King Solomon is purported to have had 700 wives and 300 concubines, he surely must have experienced being nagged.
I surmised in a novel excerpt, based on his proverb, the answer he gave Bilqis, the Queen of Sheba what he did when his wives nagged him. The novel is a contemporary application of a story form to promote understanding of proverbs and ancient wise sayings in relation to our modern times. (continued here)
Supposedly, the guy with a harem or the “successful” philanderer is having a great time. Such a man is more likely to be lonely. His only “success” is in making one woman after another upset with him. A wise man knows one woman is enough; two or more is just trouble.

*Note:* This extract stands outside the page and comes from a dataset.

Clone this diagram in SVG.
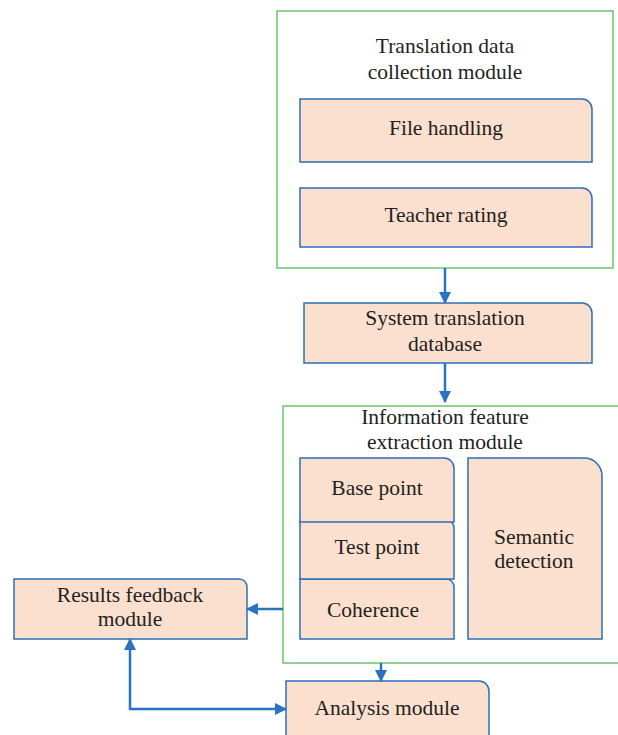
<svg xmlns="http://www.w3.org/2000/svg" width="618" height="735" viewBox="0 0 618 735">
  <style>
    .frame { fill: #ffffff; stroke: #6cc46c; stroke-width: 1.5; }
    .box { fill: #fbdfcf; stroke: #2e6fb5; stroke-width: 1.5; }
    .label { font-family: "Liberation Serif", "Times New Roman", serif; font-size: 21.5px; fill: #231f20; text-anchor: middle; }
    .wire { fill: none; stroke: #2a73c0; stroke-width: 2.5; }
  </style>
  <defs>
    <marker id="head" viewBox="0 0 12 12" refX="11" refY="6" markerWidth="12" markerHeight="12" markerUnits="userSpaceOnUse" orient="auto-start-reverse">
      <path d="M0,0 L12,6 L0,12 Z" fill="#2a73c0"/>
    </marker>
  </defs>
  <rect width="618" height="735" fill="#ffffff"/>

  <!-- collection module -->
  <g id="collection-module">
    <rect class="frame" x="277" y="11" width="336" height="257"/>
    <text class="label" x="445" y="53">Translation data</text>
    <text class="label" x="445" y="79">collection module</text>
  </g>
  <g id="file-handling">
    <path class="box" d="M300,99 H582 A10,10 0 0 1 592,109 V162 H300 Z"/>
    <text class="label" x="446" y="135">File handling</text>
  </g>
  <g id="teacher-rating">
    <path class="box" d="M300,188 H582 A10,10 0 0 1 592,198 V247 H300 Z"/>
    <text class="label" x="446" y="222">Teacher rating</text>
  </g>

  <!-- database -->
  <g id="translation-database">
    <path class="box" d="M304,303 H582 A10,10 0 0 1 592,313 V363 H304 Z"/>
    <text class="label" x="445" y="325">System translation</text>
    <text class="label" x="445" y="351">database</text>
  </g>

  <!-- feature extraction module -->
  <g id="feature-extraction">
    <path class="frame" d="M620,406 H283 V663 H620"/>
    <text class="label" x="445" y="424">Information feature</text>
    <text class="label" x="445" y="449">extraction module</text>
  </g>
  <g id="coherence">
    <path class="box" d="M300,579 H446 A8,8 0 0 1 454,587 V639 H300 Z"/>
    <text class="label" x="373" y="617">Coherence</text>
  </g>
  <g id="test-point">
    <path class="box" d="M300,520 H446 A8,8 0 0 1 454,528 V579 H300 Z"/>
    <text class="label" x="377" y="554">Test point</text>
  </g>
  <g id="base-point">
    <path class="box" d="M300,458 H444 A10,10 0 0 1 454,468 V522 H300 Z"/>
    <text class="label" x="377" y="495">Base point</text>
  </g>
  <g id="semantic-detection">
    <path class="box" d="M468,458 H584 A18,18 0 0 1 602,476 V639 H468 Z"/>
    <text class="label" x="534" y="544">Semantic</text>
    <text class="label" x="534" y="568">detection</text>
  </g>

  <!-- feedback and analysis -->
  <g id="results-feedback">
    <path class="box" d="M14,579 H239 A8,8 0 0 1 247,587 V639 H14 Z"/>
    <text class="label" x="130" y="602">Results feedback</text>
    <text class="label" x="130" y="626">module</text>
  </g>
  <g id="analysis-module">
    <path class="box" d="M286,681 H479 A10,10 0 0 1 489,691 V740 H286 Z"/>
    <text class="label" x="387" y="715">Analysis module</text>
  </g>

  <!-- connectors -->
  <g id="connectors">
    <path class="wire" d="M445,268 V303" marker-end="url(#head)"/>
    <path class="wire" d="M445,363 V402" marker-end="url(#head)"/>
    <path class="wire" d="M283,609 H247" marker-end="url(#head)"/>
    <path class="wire" d="M381,663 V681" marker-end="url(#head)"/>
    <path class="wire" d="M130,639 V709 H286" marker-start="url(#head)" marker-end="url(#head)"/>
  </g>
</svg>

Ha! A fun reblog, Tom. I simply do not understand the fantasy, the desire, or whatever it is that would lead one to want so many wives!

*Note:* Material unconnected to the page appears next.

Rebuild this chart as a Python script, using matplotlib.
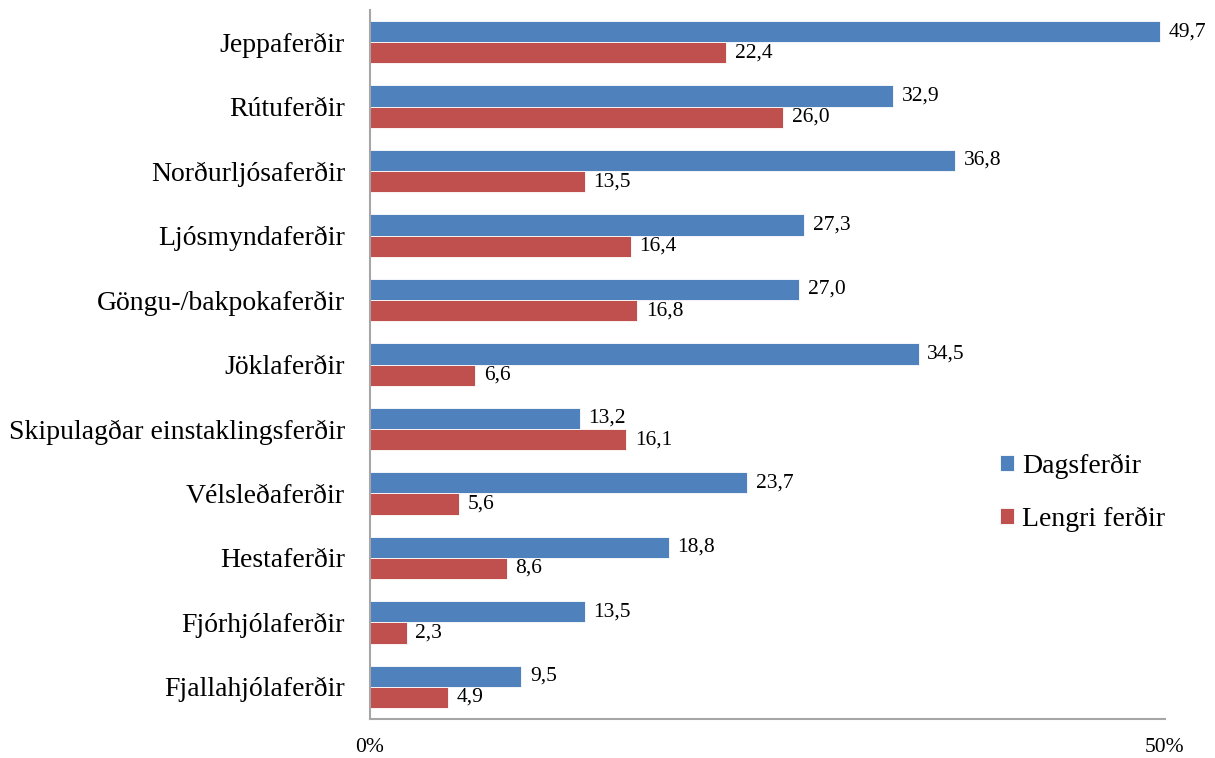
import matplotlib.pyplot as plt
import numpy as np

categories = ["Jeppaferðir", "Rútuferðir", "Norðurljósaferðir", "Ljósmyndaferðir",
              "Göngu-/bakpokaferðir", "Jöklaferðir", "Skipulagðar einstaklingsferðir",
              "Vélsleðaferðir", "Hestaferðir", "Fjórhjólaferðir", "Fjallahjólaferðir"]
dags = [49.7, 32.9, 36.8, 27.3, 27.0, 34.5, 13.2, 23.7, 18.8, 13.5, 9.5]
lengri = [22.4, 26.0, 13.5, 16.4, 16.8, 6.6, 16.1, 5.6, 8.6, 2.3, 4.9]
series_names = ["Dagsferðir", "Lengri ferðir"]
xticks = [0, 50]

plt.rcParams['font.family'] = ['Liberation Serif', 'DejaVu Serif']

fig = plt.figure(figsize=(12.15, 7.58), dpi=100)
ax = fig.add_axes([370/1215, 1 - 719/758, (1165-370)/1215, (719-10)/758])

y = np.arange(len(categories))
h = 0.33
b1 = ax.barh(y - h/2, dags, height=h, color="#4F81BD", edgecolor="white", linewidth=0.6,
             label=series_names[0])
b2 = ax.barh(y + h/2, lengri, height=h, color="#C0504D", edgecolor="white", linewidth=0.6,
             label=series_names[1])

fmt = lambda v: f"{v:.1f}".replace(".", ",")
for bars, vals in ((b1, dags), (b2, lengri)):
    for r, v in zip(bars, vals):
        ax.text(v + 0.55, r.get_y() + r.get_height()/2, fmt(v), va="center", ha="left",
                fontsize=15.5)

ax.set_ylim(len(categories) - 0.5, -0.5)
ax.set_xlim(0, 50)
ax.set_yticks(y)
ax.set_yticklabels(categories, fontsize=20)
ax.set_xticks(xticks)
ax.set_xticklabels([f"{t}%" for t in xticks], fontsize=15.5)
ax.tick_params(axis="both", length=0)
ax.tick_params(axis="x", pad=14)
ax.tick_params(axis="y", pad=18)
for s in ("top", "right"):
    ax.spines[s].set_visible(False)
for s in ("left", "bottom"):
    ax.spines[s].set_color("#A6A6A6")
    ax.spines[s].set_linewidth(1.5)

ax.legend(loc="center left", bbox_to_anchor=((1000 - 370) / 795, 0.3195), frameon=False,
          fontsize=20, handlelength=0.5, handleheight=0.5, handletextpad=0.3,
          labelspacing=1.0, borderaxespad=0, borderpad=0)

fig.savefig("out.png", dpi=100)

I know a couple whose parents where both divorced and remarried multiple times, and they themselves were each on their 3rd marriage. When they met they realized the number of relationships that had impacted them was phenomenal, both good and bad. We all bring baggage with us right? They had truckloads of historical luggage to unpack. Anyway, they are still married today and seem happy, they just drew a really clear picture for me of why we might want to keep our inner circle small and our relationships simple.
@IB
Why do we need to keep our inner circle small? We are finite. We cannot be infinitely loyal and loving. We can only give our best to one person. Jesus described the problem of divided loyalties this way.
Here Jesus describes the problem of putting an idol, mammon, before God, loving riches more than our Creator. Similarly, marriage requires a couple to put their love for each other BEFORE their love for anyone else (except God). Wisdom requires that a couple make this choice before they become one.
Love defines our loyalties. When everything becomes about me, love of self, loyalty becomes meaningless, and tribalism becomes a term of derision. Yet the term tribalism speaks of our loyalty to our extended family. Is there something wrong with the love we have for our relations? Doesn’t this love stem from the love we have for our parents?
If we love all men and women as our brothers and sisters, don’t we do so because we all have the same Father, our Creator? Is this not why the Bible speaks of our adoption into the family of God?
What then is wrong with multiple marriages? Why shouldn’t we give our love freely? Why do multiple marriages pull a man or a woman apart inside? We innately want to love, to be loyal to someone outside of our self. When we establish multiple marriages — unions — we have no way of resolving the conflicts, the confused loyalties, that must result. Because we are finite, we must choose. We cannot put everyone first.
Tom, Thanks for the reblog and commentary.
700 wives and 300 concubines is beyond my comprehension.
Regards and goodwill blogging..
Yet the fantasy lives on. 😆
I have a friend who was a teacher in Kuwait for about three years. She said most of the wives in those polygamous marriages hated each other, and had to be separated (a different floor in the home or different homes for each of them). The families were not close either, there was an intense amount of sibling rivalry, and the father’s affections were selective (which the Bible also details).
@Liz
The Bible never comes out and says it. It just tells stories, and those stories make it obvious that polygamy is a horrible idea, a fantasy that inevitably goes wrong.